• Wed
  • Oct 22, 2014
  • Updated: 10:11pm

The painful reality behind social cachet

PUBLISHED : Monday, 18 April, 2005, 12:00am
UPDATED : Monday, 18 April, 2005, 12:00am
 

Cocaine has a reputation for being a fairly benign drug. But behind the fun and social cachet, there is a darker picture. Stories of people 'losing it' abound in the city and the saga of soccer star Diego Maradona's public battle against addiction serves as a warning to all.


Many people take cocaine recreationally for many years without a problem, but when it gets its claws into people, it is incredibly difficult to remedy, says Kwai Chung Substance Abuse Assessment Unit senior medical officer Ben Cheung.


'There is a lot of myth about cocaine,' Dr Cheung says. 'There is a unanimous view in medical circles that cocaine can definitely cause dependence and withdrawal.'


He says that because cocaine and crack are different forms of the same thing, there is no difference between crack and the powdered form; both are equally addictive.
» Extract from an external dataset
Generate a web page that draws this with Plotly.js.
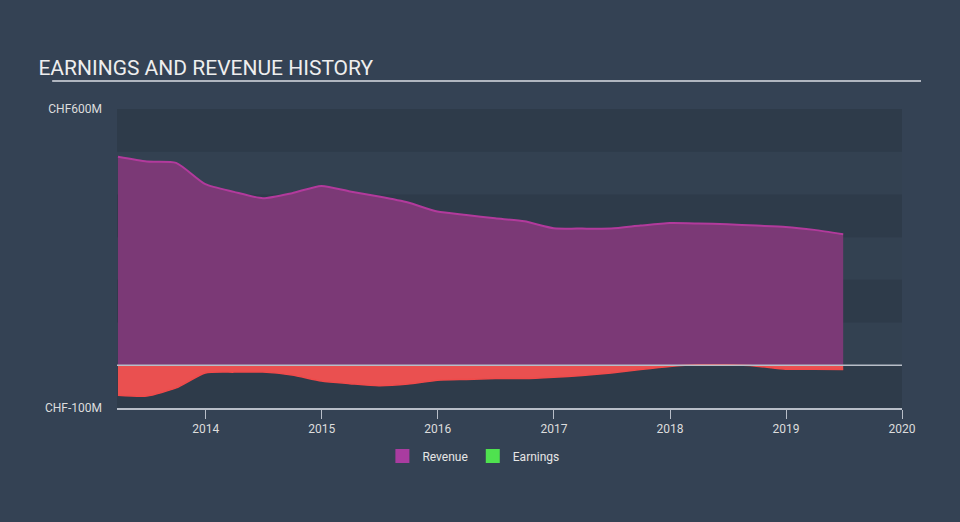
<!DOCTYPE html>
<html>
<head>
<meta charset="utf-8">
<script src="https://cdn.plot.ly/plotly-3.0.1.min.js"></script>
<style>
html,body{margin:0;padding:0;background:#344254;}
#chart{width:960px;height:522px;}
</style>
</head>
<body>
<div id="chart"></div>
<script>
var dates = ["2013-03-31","2013-06-30","2013-09-30","2013-12-31","2014-03-31","2014-06-30","2014-09-30","2014-12-31","2015-03-31","2015-06-30","2015-09-30","2015-12-31","2016-03-31","2016-06-30","2016-09-30","2016-12-31","2017-03-31","2017-06-30","2017-09-30","2017-12-31","2018-03-31","2018-06-30","2018-09-30","2018-12-31","2019-03-31","2019-06-30"];
var revenue = [488,477,474,424,406,391,403,420,407,395,381,360,352,344,337,321,320,320,327,333,332,330,327,324,317,307];
var earnings = [-70,-72,-53,-18,-16,-16,-23,-37,-43,-48,-44,-35,-33,-31,-31,-28,-24,-18,-10,-3,1,1,-2,-9,-9,-10];
var yTickVals = [-100, 600];
var yTickText = ["CHF-100M", "CHF600M"];
var xTickVals = ["2014-01-01","2015-01-01","2016-01-01","2017-01-01","2018-01-01","2019-01-01","2020-01-01"];
var xTickText = ["2014","2015","2016","2017","2018","2019","2020"];
var legendNames = ["Revenue", "Earnings"];
var legendColors = ["#a93ca0", "#4fe24f"];

var shapes = [];
[[500,600],[300,400],[100,200],[-100,0]].forEach(function(b){
  shapes.push({type:'rect', xref:'paper', yref:'y', x0:0, x1:1, y0:b[0], y1:b[1],
    fillcolor:'#2e3b4a', line:{width:0}, layer:'below'});
});
shapes.push({type:'line', xref:'paper', yref:'y', x0:0, x1:1, y0:0, y1:0,
  line:{color:'#b8bec8', width:1.5}, layer:'above'});
shapes.push({type:'line', xref:'paper', yref:'paper', x0:-0.0826, x1:1.0242, y0:1.0935, y1:1.0935,
  line:{color:'#b0b6c0', width:2}, layer:'above'});

var traces = [
  {x: dates, y: revenue, name:'Revenue', type:'scatter', mode:'lines', fill:'tozeroy', showlegend:false,
   line:{color:'#b23a9c', width:2, shape:'spline', smoothing:0.6}, fillcolor:'rgba(123,57,118,1)'},
  {x: dates, y: earnings, name:'Earnings', type:'scatter', mode:'lines', fill:'tozeroy', showlegend:false,
   line:{color:'#f04a4a', width:1.5, shape:'spline', smoothing:0.6}, fillcolor:'#ea5050'}
];
legendNames.forEach(function(n, i){
  traces.push({x:[null], y:[null], name:n, type:'scatter', mode:'markers', showlegend:true,
    marker:{symbol:'square', size:14, color:legendColors[i]}});
});

var layout = {
  width:960, height:522,
  paper_bgcolor:'#344254', plot_bgcolor:'#334151',
  margin:{l:117, r:58, t:109, b:114},
  showlegend:true,
  legend:{orientation:'h', x:0.454, xanchor:'center', y:-0.112, yanchor:'top',
    font:{family:'Roboto', size:12, color:'#e6e6e6'}, itemwidth:30, traceorder:'normal'},
  title:{text:'EARNINGS AND REVENUE HISTORY', x:0.04, xanchor:'left', y:0.87, yanchor:'middle',
    font:{family:'Roboto', size:21, color:'#eeeeee'}},
  xaxis:{type:'date', range:['2013-03-28','2020-01-01'], tickvals:xTickVals, ticktext:xTickText,
    showgrid:false, zeroline:false, showline:true, linecolor:'#b8bec8', linewidth:1.5,
    ticks:'outside', ticklen:9, tickcolor:'#b8bec8', tickwidth:1,
    tickfont:{family:'Roboto', size:12, color:'#dddddd'}},
  yaxis:{range:[-100,600], tickvals:yTickVals, ticktext:yTickText, showgrid:false, zeroline:false,
    showline:false, ticks:'', ticklabelstandoff:14,
    tickfont:{family:'Roboto', size:12, color:'#dddddd'}},
  shapes: shapes
};

Plotly.newPlot('chart', traces, layout, {displayModeBar:false, staticPlot:true});
</script>
</body>
</html>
Becoming hooked depended on the amount taken.


'If you stay on it long enough and use enough powdered cocaine, you will become dependent,' Dr Cheung says.


'With heroin, withdrawal takes between seven and 14 days and you can be fully detoxed in two weeks.


'Most of us believe that with cocaine it takes about nine months. Some doctors say never, but we don't believe that.'


He says the typical withdrawal has three phases.


The first lasts four to five days and is characterised by irritability, anxiety, paranoia and a strong desire to use cocaine. It is often accompanied by a general malaise during which the user wants to sleep for up to 20 hours a day, eats uncontrollably and loses interest in work and relationships.


The second stage lasts until about three months. It is characterised by an apparent normalisation, with the victim able to return to work and function without craving the drug. But they feel detached from life, with little or no motivation, a loss of interest in socialising and inexplicable mood swings.


The third, most dangerous phase lasts from the fourth month to nine months. The patient will act and feel normal, but will on occasions be struck with very strong impulses to take cocaine.


After that, the person theoretically is free of addiction, but it could return if they indulge again.